Let's recap the current smartphone/tablet SoC landscape. Everything shipping today is built on a 4x-nm process, built either at Global Foundries, Samsung, TSMC or UMC. Next year we'll see a move to 28nm (bringing better performance and power characteristics) but between now and the end of 2012 there will be a myriad of designs available on the market.

The table below encapsulates much of what you can expect over the next 12+ months:

2011/2012 SoC Comparison
SoC Process Node CPU GPU Memory Bus Release
Apple A5 45nm 2 x ARM Cortex A9 w/ MPE @ 1GHz PowerVR SGX 543MP2 2 x 32-bit LPDDR2 Now
NVIDIA Tegra 2 40nm 2 x ARM Cortex A9 @ 1GHz GeForce 1 x 32-bit LPDDR2 Now
NVIDIA Tegra 3/Kal-El 40nm 4 x ARM Cortex A9 w/ MPE @ ~1.3GHz GeForce++ 1 x 32-bit LPDDR2 Q4 2011
Samsung Exynos 4210 45nm 2 x ARM Cortex A9 w/ MPE @ 1.2GHz ARM Mali-400 MP4 2 x 32-bit LPDDR2 Now
Samsung Exynos 4212 32nm 2 x ARM Cortex A9 w/ MPE @ 1.5GHz ARM Mali-400 MP4 2 x 32-bit LPDDR2 2012
ST-Ericsson NovaThor LP9600 (Nova A9600) 28nm 2 x ARM Cortex-A15 @ 2.5GHz IMG PowerVR Series 6 (Rogue) Dual Memory 2013
ST-Ericsson Novathor L9540 (Nova A9540) 32nm 2 x ARM Cortex A9 @ 1.85GHz IMG PowerVR Series 5 2 x 32-bit LPDDR2 2H 2012
ST-Ericsson NovaThor U9500 (Nova A9500) 45nm 2 x ARM Cortex A9 @ 1.2GHz ARM Mali-400 MP1 1 x 32-bit LPDDR2 Now
ST-Ericsson NovaThor U8500 45nm 2 x ARM Cortex A9 @ 1.0GHz ARM Mali-400 MP1 1 x 32-bit LPDDR2 Now
TI OMAP 4430 45nm 2 x ARM Cortex A9 w/ MPE @ 1.2GHz PowerVR SGX 540 2 x 32-bit LPDDR2 Now
TI OMAP 4460 45nm 2 x ARM Cortex A9 w/ MPE @ 1.5GHz PowerVR SGX 540 2 x 32-bit LPDDR2 Q4 11 - 1H 12
TI OMAP 4470 45nm 2 x ARM Cortex A9 w/ MPE @ 1.8GHz PowerVR SGX 544 2 x 32-bit LPDDR2 1H 2012
TI OMAP 5 28nm 2 x ARM Cortex A15 @ 2GHz PowerVR SGX 544MPx 2 x 32-bit LPDDR2 2H 2012
Qualcomm MSM8x60 45nm 2 x Scorpion @ 1.5GHz Adreno 220 1 x 32-bit LPDDR2* Now
Qualcomm MSM8960 28nm 2 x Krait @ 1.5GHz Adreno 225 2 x 32-bit LPDDR2 1H 2012

The key is this: other than TI's OMAP 5 in the second half of 2012 and Qualcomm's Krait, no one else has announced plans to release a new microarchitecture in the near term.
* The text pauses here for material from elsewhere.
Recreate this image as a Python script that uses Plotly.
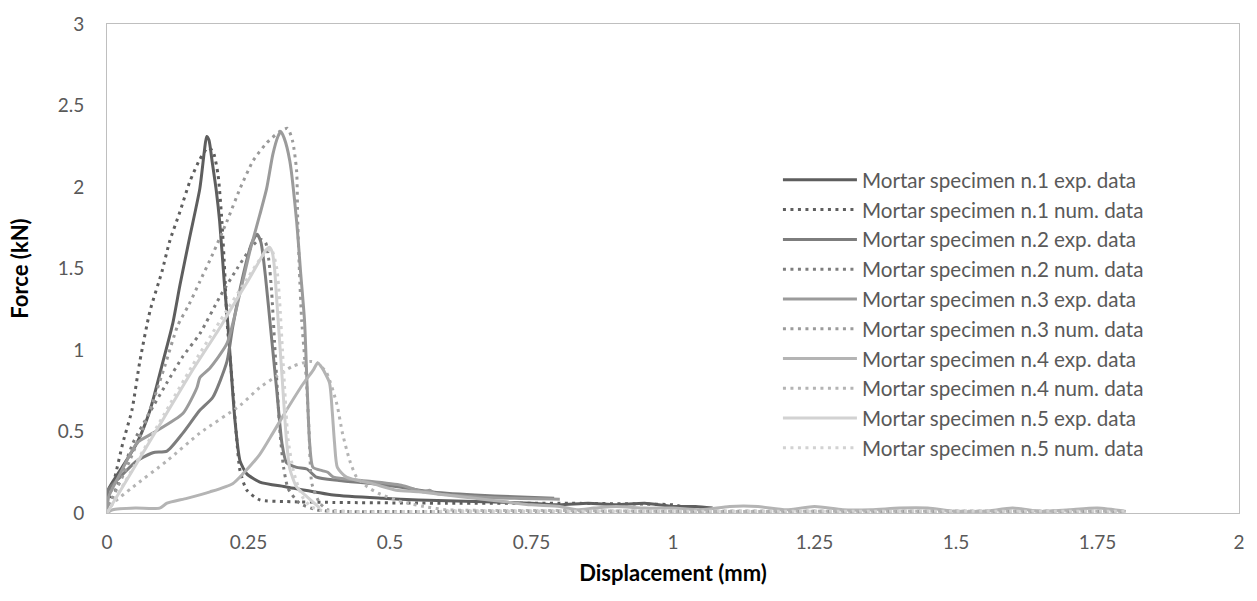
import plotly.graph_objects as go

# Force-displacement curves of five mortar specimens: experimental vs numerical
names = [
    "Mortar specimen n.1 exp. data", "Mortar specimen n.1 num. data",
    "Mortar specimen n.2 exp. data", "Mortar specimen n.2 num. data",
    "Mortar specimen n.3 exp. data", "Mortar specimen n.3 num. data",
    "Mortar specimen n.4 exp. data", "Mortar specimen n.4 num. data",
    "Mortar specimen n.5 exp. data", "Mortar specimen n.5 num. data",
]

# Specimen 1
x1_exp = [0, 0.002, 0.023, 0.053, 0.076, 0.099, 0.116, 0.129, 0.146, 0.164, 0.172, 0.176, 0.18, 0.186,
          0.193, 0.199, 0.208, 0.213, 0.226, 0.235, 0.247, 0.27, 0.317, 0.4, 0.487, 0.55, 0.65, 0.75,
          0.8, 0.85, 0.9, 0.95, 1.0, 1.04, 1.07]
y1_exp = [0, 0.14, 0.26, 0.43, 0.63, 0.93, 1.16, 1.40, 1.69, 1.99, 2.22, 2.31, 2.29, 2.15,
          1.98, 1.79, 1.38, 1.18, 0.57, 0.32, 0.24, 0.19, 0.16, 0.11, 0.09, 0.08, 0.07, 0.06,
          0.05, 0.06, 0.05, 0.06, 0.04, 0.04, 0.03]
x1_num = [0, 0.005, 0.014, 0.028, 0.044, 0.058, 0.076, 0.097, 0.111, 0.129, 0.146, 0.164, 0.178, 0.187,
          0.196, 0.203, 0.208, 0.212, 0.222, 0.229, 0.235, 0.247, 0.27, 0.317, 0.4, 0.6, 0.8, 0.95,
          1.0, 1.03, 1.06]
y1_num = [0, 0.10, 0.22, 0.43, 0.63, 0.93, 1.24, 1.48, 1.67, 1.85, 2.03, 2.17, 2.24, 2.22,
          2.08, 1.79, 1.48, 1.18, 0.77, 0.46, 0.26, 0.14, 0.08, 0.07, 0.065, 0.06, 0.06, 0.055,
          0.05, 0.03, 0.01]

# Specimen 2
x2_exp = [0, 0.002, 0.023, 0.053, 0.081, 0.106, 0.134, 0.164, 0.187, 0.212, 0.222, 0.24, 0.255, 0.265,
          0.272, 0.28, 0.29, 0.3, 0.309, 0.317, 0.335, 0.353, 0.37, 0.41, 0.47, 0.517, 0.57, 0.65,
          0.72, 0.79]
y2_exp = [0, 0.14, 0.22, 0.32, 0.37, 0.38, 0.49, 0.63, 0.71, 0.93, 1.14, 1.45, 1.65, 1.71,
          1.66, 1.45, 1.10, 0.75, 0.43, 0.31, 0.28, 0.27, 0.22, 0.20, 0.18, 0.16, 0.13, 0.11,
          0.10, 0.09]
x2_num = [0, 0.03, 0.046, 0.076, 0.106, 0.134, 0.164, 0.2, 0.23, 0.255, 0.27, 0.28, 0.286, 0.291,
          0.296, 0.301, 0.306, 0.312, 0.32, 0.34, 0.37, 0.4, 0.6, 0.8, 1.0, 1.2, 1.4, 1.6, 1.8]
y2_num = [0, 0.28, 0.43, 0.62, 0.80, 0.96, 1.10, 1.33, 1.50, 1.63, 1.68, 1.66, 1.55, 1.35,
          1.05, 0.75, 0.48, 0.28, 0.15, 0.06, 0.02, 0.01, 0.01, 0.01, 0.01, 0.01, 0.01, 0.01, 0.01]

# Specimen 3
x3_exp = [0, 0.003, 0.023, 0.053, 0.081, 0.134, 0.159, 0.164, 0.182, 0.212, 0.235, 0.252, 0.27, 0.282,
          0.293, 0.302, 0.307, 0.313, 0.323, 0.335, 0.342, 0.349, 0.353, 0.358, 0.364, 0.38, 0.39,
          0.40, 0.45, 0.52, 0.56, 0.57, 0.58, 0.65, 0.72, 0.8]
y3_exp = [0, 0.10, 0.24, 0.43, 0.49, 0.61, 0.77, 0.83, 0.89, 1.04, 1.35, 1.60, 1.83, 1.99,
          2.20, 2.31, 2.34, 2.30, 2.16, 1.79, 1.48, 1.18, 0.83, 0.43, 0.28, 0.26, 0.25,
          0.22, 0.20, 0.17, 0.13, 0.14, 0.12, 0.10, 0.09, 0.085]
x3_num = [0, 0.011, 0.035, 0.058, 0.081, 0.102, 0.125, 0.145, 0.164, 0.187, 0.212, 0.235, 0.258, 0.282,
          0.305, 0.319, 0.328, 0.335, 0.337, 0.34, 0.344, 0.352, 0.357, 0.362, 0.376, 0.39, 0.42,
          0.6, 0.8, 1.0, 1.2, 1.4, 1.6, 1.8]
y3_num = [0, 0.10, 0.28, 0.47, 0.68, 0.90, 1.15, 1.28, 1.42, 1.59, 1.79, 1.99, 2.16, 2.27,
          2.34, 2.36, 2.28, 2.10, 1.79, 1.48, 1.18, 0.83, 0.50, 0.18, 0.06, 0.02, 0.01,
          0.01, 0.01, 0.01, 0.01, 0.01, 0.01, 0.01]

# Specimen 4
x4_exp = [0, 0.01, 0.05, 0.093, 0.106, 0.141, 0.182, 0.222, 0.24, 0.27, 0.293, 0.317, 0.346, 0.365,
          0.372, 0.38, 0.393, 0.398, 0.402, 0.407, 0.423, 0.469, 0.511, 0.55, 0.6, 0.65, 0.7,
          0.75, 0.8, 0.83, 0.86, 0.9, 0.95, 1.0, 1.05, 1.1, 1.15, 1.2, 1.25, 1.3, 1.35, 1.4,
          1.45, 1.5, 1.55, 1.6, 1.65, 1.7, 1.75, 1.8]
y4_exp = [0, 0.02, 0.03, 0.03, 0.06, 0.09, 0.13, 0.18, 0.24, 0.36, 0.49, 0.63, 0.79, 0.88,
          0.92, 0.89, 0.80, 0.62, 0.43, 0.28, 0.22, 0.18, 0.14, 0.13, 0.11, 0.09, 0.07,
          0.05, 0.04, 0.02, 0.03, 0.04, 0.03, 0.03, 0.02, 0.04, 0.04, 0.02, 0.04, 0.02, 0.02, 0.03,
          0.03, 0.01, 0.01, 0.03, 0.01, 0.02, 0.03, 0.01]
x4_num = [0, 0.011, 0.046, 0.106, 0.164, 0.235, 0.27, 0.3, 0.328, 0.358, 0.372, 0.388, 0.406, 0.416,
          0.429, 0.441, 0.46, 0.48, 0.52, 0.56, 0.6, 0.8, 1.0, 1.2, 1.4, 1.6, 1.8]
y4_num = [0, 0.06, 0.16, 0.32, 0.49, 0.66, 0.77, 0.84, 0.90, 0.93, 0.92, 0.86, 0.67, 0.49,
          0.32, 0.22, 0.16, 0.12, 0.07, 0.04, 0.02, 0.015, 0.01, 0.01, 0.01, 0.01, 0.01]

# Specimen 5
x5_exp = [0, 0.05, 0.1, 0.15, 0.2, 0.217, 0.25, 0.27, 0.28, 0.287, 0.292, 0.296, 0.3, 0.305,
          0.31, 0.317, 0.323, 0.335, 0.353, 0.376]
y5_exp = [0, 0.29, 0.58, 0.87, 1.14, 1.24, 1.43, 1.55, 1.61, 1.63, 1.60, 1.50, 1.30, 1.05,
          0.80, 0.45, 0.27, 0.16, 0.10, 0.03]
x5_num = [0, 0.05, 0.1, 0.15, 0.2, 0.25, 0.275, 0.29, 0.3, 0.305, 0.31, 0.315, 0.32, 0.33,
          0.345, 0.36, 0.38, 0.6, 0.8, 1.0, 1.2, 1.4, 1.6, 1.8]
y5_num = [0, 0.30, 0.60, 0.90, 1.18, 1.45, 1.58, 1.62, 1.50, 1.30, 1.00, 0.70, 0.45, 0.25,
          0.10, 0.04, 0.015, 0.01, 0.01, 0.01, 0.01, 0.01, 0.01, 0.01]

xs = [x1_exp, x1_num, x2_exp, x2_num, x3_exp, x3_num, x4_exp, x4_num, x5_exp, x5_num]
ys = [y1_exp, y1_num, y2_exp, y2_num, y3_exp, y3_num, y4_exp, y4_num, y5_exp, y5_num]
greys = ["#5e5e5e", "#7d7d7d", "#9b9b9b", "#b4b4b4", "#d2d2d2"]

fig = go.Figure()
for i, (name, x, y) in enumerate(zip(names, xs, ys)):
    colour = greys[i // 2]
    dotted = i % 2 == 1
    fig.add_trace(go.Scatter(
        x=x, y=y, mode="lines", name=name,
        line=dict(color=colour, width=3, shape="spline", smoothing=0.6,
                  dash="3px,4.5px" if dotted else "solid"),
    ))

tick_font = dict(family="Lato", size=19, color="#595959")
title_font = dict(family="Lato", size=22, color="#000000")

fig.update_layout(
    width=1257, height=601,
    margin=dict(l=107, r=16, t=20, b=88),
    paper_bgcolor="white", plot_bgcolor="white",
    showlegend=True,
    legend=dict(
        x=0.5927, y=0.722, xanchor="left", yanchor="top",
        font=dict(family="Lato", size=20.6, color="#595959"),
        bgcolor="rgba(0,0,0,0)", traceorder="normal",
        itemwidth=74,
    ),
    xaxis=dict(
        range=[0, 2], tickvals=[0, 0.25, 0.5, 0.75, 1, 1.25, 1.5, 1.75, 2],
        ticktext=["0", "0.25", "0.5", "0.75", "1", "1.25", "1.5", "1.75", "2"],
        showgrid=False, zeroline=False, showline=True, mirror=True,
        linecolor="#bfbfbf", linewidth=1, ticks="",
        tickfont=tick_font, ticklabelstandoff=12,
        title=dict(text="<b>Displacement (mm)</b>", font=title_font, standoff=13),
    ),
    yaxis=dict(
        range=[0, 3], tickvals=[0, 0.5, 1, 1.5, 2, 2.5, 3],
        ticktext=["0", "0.5", "1", "1.5", "2", "2.5", "3"],
        showgrid=False, zeroline=False, showline=True, mirror=True,
        linecolor="#bfbfbf", linewidth=1, ticks="",
        tickfont=tick_font, ticklabelstandoff=18,
        title=dict(text="<b>Force (kN)</b>", font=title_font, standoff=22),
    ),
)

fig.write_html("out.html")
Furthermore, if we only look at the first half of next year, Qualcomm is the only company that's focused on significantly improving per-core performance through a new architecture. Everyone else is either scaling up in core count (NVIDIA) or clock speeds. As we've seen in the PC industry however, generational performance gaps are hard to overcome - even with more cores or frequency.

Qualcomm has an ARM architecture license enabling it to build its own custom micro architectures that implement the ARM instruction set. This is similar to how AMD has an x86 license but designs its own chips rather than just producing clones of Intel processors. Qualcomm remains the only active player in the smartphone/tablet space that uses its architecture license to put out custom designs. The benefit to a custom design is typically better power and performance characteristics compared to the more easily synthesizable designs you get directly from ARM. The downside is development time and costs go up tremendously.

Scorpion was Qualcomm's first Snapdragon CPU architecture. At a high level, it looked very much like an optimized ARM Cortex A8 design although the two had nothing in common outside of instruction set. Scorpion was a dual-issue, in-order architecture that eventually scaled to dual-core and 1.5GHz variants.

Scorpion was pretty much the CPU architecture of choice in the 2009 - 2010 timeframe. Throughout 2011 however, Qualcomm has been very quiet as dual Cortex A9 designs from NVIDIA, Samsung and TI have surpassed it in terms of performance.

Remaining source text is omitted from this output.